Are you thinking about boosting your investment portfolio? Investing in the Kenyan rental market can provide a steady income flow compared to other volatile investment options like shares.
Like all investments, there are risks that could negatively affect your returns as an investor. It is therefore important to conduct detailed research beforehand.
In the guide below, we look at the important factors to consider before investing in a rental property.
Evaluate Your Reason for Investing
The first step is to understand what your goals are. Are you planning on buying property for short term rentals, long-term, vacation rentals or student housing?
The purpose of investment will affect other related factors like financing and location. A vacation rental would be more expensive because of the finishing and amenities. For instance, an infinity pool in a vacation rental in Watamu would make the place stand out. Vacation spots are usually outside the city which is peaceful and away from the chaos. Student housing is more simplistic hence less expensive but will need to be close to a campus/ institution for accessibility.
Find property with features that would be appealing to your target tenants. A perfect combination of valuable investment is finding property that matches your investment strategy while fulfilling the needs of your potential tenants.
Research on the Location
Once you have a clear insight on your reasons for investment, it’s time to consider potential areas to invest in. Finding the perfect location to invest in can be a minefield. Look for places with high growth potential for example satellite towns which are within a commutable distance to the Central Business District (CBD) like Ruaka.
Research the neighbourhood to find out if the property has access to infrastructure and conducive social amenities e.g a good transport system, schools, shopping malls and good hospitals.
Another important factor is to look at market saturation. Find out if there is an oversupply of the kind of property you want to invest in the area. If you are looking to invest in one-bedroom units in an over-saturated location, this will affect the occupancy rate of the property. You can start researching the current rental inventory on online property portals like BuyRentKenya to have an idea of the supply of the property type you are thinking of investing in.
Evaluate your Finances
The next step is to understand how to finance your investment. How much money do you have? Most banks in Kenya require an average of 20% – 30% of the value of the property as a down payment for a mortgage.

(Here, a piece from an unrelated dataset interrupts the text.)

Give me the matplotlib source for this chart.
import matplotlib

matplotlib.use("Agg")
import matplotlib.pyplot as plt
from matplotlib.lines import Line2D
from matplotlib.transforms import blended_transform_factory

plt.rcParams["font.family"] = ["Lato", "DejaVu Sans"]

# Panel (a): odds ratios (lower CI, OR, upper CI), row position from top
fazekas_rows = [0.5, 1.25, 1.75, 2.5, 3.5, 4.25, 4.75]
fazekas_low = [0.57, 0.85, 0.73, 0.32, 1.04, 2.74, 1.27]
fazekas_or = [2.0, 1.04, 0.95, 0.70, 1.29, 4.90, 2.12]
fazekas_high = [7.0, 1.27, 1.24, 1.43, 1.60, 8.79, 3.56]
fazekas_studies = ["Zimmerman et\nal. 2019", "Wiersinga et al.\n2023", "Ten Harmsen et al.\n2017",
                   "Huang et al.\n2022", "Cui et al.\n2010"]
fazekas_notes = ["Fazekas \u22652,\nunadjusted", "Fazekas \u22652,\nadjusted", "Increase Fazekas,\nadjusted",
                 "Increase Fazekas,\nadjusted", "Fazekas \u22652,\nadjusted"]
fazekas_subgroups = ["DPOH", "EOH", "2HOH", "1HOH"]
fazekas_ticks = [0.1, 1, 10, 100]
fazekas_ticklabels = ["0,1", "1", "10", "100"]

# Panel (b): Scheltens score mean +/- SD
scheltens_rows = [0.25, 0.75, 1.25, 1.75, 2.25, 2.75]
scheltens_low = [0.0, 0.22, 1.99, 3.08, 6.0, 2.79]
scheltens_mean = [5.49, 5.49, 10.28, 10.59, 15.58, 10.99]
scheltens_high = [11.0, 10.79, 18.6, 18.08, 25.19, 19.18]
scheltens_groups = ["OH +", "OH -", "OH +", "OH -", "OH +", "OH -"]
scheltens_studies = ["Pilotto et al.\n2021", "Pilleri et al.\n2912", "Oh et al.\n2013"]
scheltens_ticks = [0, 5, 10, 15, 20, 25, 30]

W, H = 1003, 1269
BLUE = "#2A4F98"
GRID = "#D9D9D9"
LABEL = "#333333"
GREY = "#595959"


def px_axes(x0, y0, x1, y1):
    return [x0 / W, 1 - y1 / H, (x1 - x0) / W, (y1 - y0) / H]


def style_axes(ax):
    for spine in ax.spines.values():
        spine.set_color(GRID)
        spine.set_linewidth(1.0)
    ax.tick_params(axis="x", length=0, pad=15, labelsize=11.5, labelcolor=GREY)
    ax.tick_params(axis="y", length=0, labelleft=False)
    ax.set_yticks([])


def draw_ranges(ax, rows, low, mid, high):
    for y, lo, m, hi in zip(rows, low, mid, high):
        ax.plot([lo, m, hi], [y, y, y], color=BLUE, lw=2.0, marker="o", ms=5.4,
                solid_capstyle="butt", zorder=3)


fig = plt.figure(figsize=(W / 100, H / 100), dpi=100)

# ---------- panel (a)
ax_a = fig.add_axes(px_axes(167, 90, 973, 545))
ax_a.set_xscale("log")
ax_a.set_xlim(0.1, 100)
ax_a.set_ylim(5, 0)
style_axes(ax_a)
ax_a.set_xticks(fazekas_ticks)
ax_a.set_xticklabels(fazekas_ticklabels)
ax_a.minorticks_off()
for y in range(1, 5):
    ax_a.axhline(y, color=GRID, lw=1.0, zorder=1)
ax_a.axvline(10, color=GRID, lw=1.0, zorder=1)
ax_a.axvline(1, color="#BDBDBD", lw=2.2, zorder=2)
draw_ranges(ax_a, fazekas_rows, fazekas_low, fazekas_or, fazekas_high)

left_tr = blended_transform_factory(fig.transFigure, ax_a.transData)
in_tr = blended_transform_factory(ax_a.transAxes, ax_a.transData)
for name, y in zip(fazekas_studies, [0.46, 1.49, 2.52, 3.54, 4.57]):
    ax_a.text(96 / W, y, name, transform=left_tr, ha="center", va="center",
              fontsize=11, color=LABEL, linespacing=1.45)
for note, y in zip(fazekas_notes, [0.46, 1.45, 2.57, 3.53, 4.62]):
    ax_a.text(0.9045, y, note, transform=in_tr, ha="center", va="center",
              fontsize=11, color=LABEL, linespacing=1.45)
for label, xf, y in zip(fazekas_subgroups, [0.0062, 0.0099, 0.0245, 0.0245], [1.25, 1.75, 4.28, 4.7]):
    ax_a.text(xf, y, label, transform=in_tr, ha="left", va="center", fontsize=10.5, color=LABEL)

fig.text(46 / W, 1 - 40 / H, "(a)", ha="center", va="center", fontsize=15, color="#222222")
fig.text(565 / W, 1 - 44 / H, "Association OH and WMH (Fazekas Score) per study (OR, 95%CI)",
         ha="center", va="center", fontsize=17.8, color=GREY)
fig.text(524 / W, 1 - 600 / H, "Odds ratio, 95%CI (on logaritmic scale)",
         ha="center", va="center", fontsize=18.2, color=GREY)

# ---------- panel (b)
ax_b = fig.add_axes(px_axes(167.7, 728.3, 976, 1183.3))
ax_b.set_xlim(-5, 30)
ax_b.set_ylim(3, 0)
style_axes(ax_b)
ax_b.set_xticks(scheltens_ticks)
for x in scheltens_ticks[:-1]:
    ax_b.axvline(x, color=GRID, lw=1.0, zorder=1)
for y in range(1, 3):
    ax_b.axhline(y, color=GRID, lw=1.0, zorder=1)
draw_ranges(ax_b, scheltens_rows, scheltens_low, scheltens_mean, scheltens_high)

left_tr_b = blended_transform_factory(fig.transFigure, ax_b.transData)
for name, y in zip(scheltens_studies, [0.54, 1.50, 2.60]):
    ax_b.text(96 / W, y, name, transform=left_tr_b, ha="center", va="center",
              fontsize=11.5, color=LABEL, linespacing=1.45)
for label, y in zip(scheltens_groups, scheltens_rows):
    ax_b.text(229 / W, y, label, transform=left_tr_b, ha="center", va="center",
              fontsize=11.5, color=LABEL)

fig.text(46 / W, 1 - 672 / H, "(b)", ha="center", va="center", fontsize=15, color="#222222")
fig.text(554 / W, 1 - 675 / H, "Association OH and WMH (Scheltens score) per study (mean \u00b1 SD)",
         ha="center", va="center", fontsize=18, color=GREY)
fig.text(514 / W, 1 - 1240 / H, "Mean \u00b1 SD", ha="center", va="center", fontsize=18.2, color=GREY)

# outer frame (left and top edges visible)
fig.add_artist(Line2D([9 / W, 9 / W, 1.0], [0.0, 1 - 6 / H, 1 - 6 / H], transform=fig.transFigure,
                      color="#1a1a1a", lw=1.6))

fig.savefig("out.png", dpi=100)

You also have an option to use NCBA which is a mortgage company regulated by the Central Bank of Kenya. Speak to a mortgage adviser to find out the available options keeping in mind the interest rates and durations for the mortgage approval process.
Do not settle on your first mortgage offer. It’s possible to get a lower interest rate or more money from your bank. You will need to prove your credit-worthiness and possibly bring lower quotes from different sources to give you better-negotiating power. The key is to shop around for different offers before you settle on your choice.
Apart from the cost of acquiring the rental property, keep in mind other costs that you need to cover before renting out the property. Additional costs that will not be covered by your financier include; maintenance costs, agency fees, property purchase tax and closing costs which could be fairly high. This means you need to have a good reserve despite getting funding.
Work out Expected Returns – Rental Yield
Regardless of how you will finance your property, you should know whether the investment makes financial sense or not. Find out the capital growth potential; (whether the value of your property is likely to grow over time) and estimated rental return.
Study the average rental prices of similar properties in the area you want to invest in to calculate the rental yield of your property. Rental yield is a percentage of estimated annual rental income divided by the cost of acquiring the property. Use this figure to estimate whether the rent you will receive can take care of the cost of maintaining the property while still making a profit.
A good rental yield is 7% and above. Use this figure to compare with other investments options like Government bonds, T-bills, money markets and shares in the Nairobi Stock Exchange (NSE).
You also need to ensure that you can afford maintenance costs when the rental property is empty. As a landlord, this is not something you can avoid as it could take days, weeks or even months to get a replacement when someone moves out. However, this is something that you can take care of with proper risk management.
How Will You Manage Risks?
Like any other investment, rental property has risks. You need to consider potential problems that might occur and ensure you have contingency plans in place to minimise these risks.
Some of the important questions to ask and find answers to are:
- Do you have a plan in case you have unoccupied rental units?
- How do you handle renters who default to pay their dues?
- What do you do with difficult tenants?
- Under what circumstances are you allowed to increase rental prices?
While landlord insurance is not mandatory under Kenyan Law, it is, however, an important safety net to have. Some banks will also have insurance as a condition for financing your mortgage. Insurance will cover against damage to building fixing and fixtures, loss of rental income and loss of property content (for furnished apartments). It will also cover third-party liability and your mortgage monthly instalment payment.
Research tenant rights to know what you are allowed to do and what you can’t do, for example, under what circumstances tenant evictions are permitted under Kenyan law. Speak to potential lawyers to handle your unforeseen legal matters as well as draw up and authenticate your Tenancy Agreements.
Like any other market, the Kenyan property market operates in cycles of demand peaks and falls. Investing in rental property provides a great opportunity to diversify your investment portfolio but does not come without risks. Be sure to have realistic expectations, do due diligence and assess your finances before committing to investing.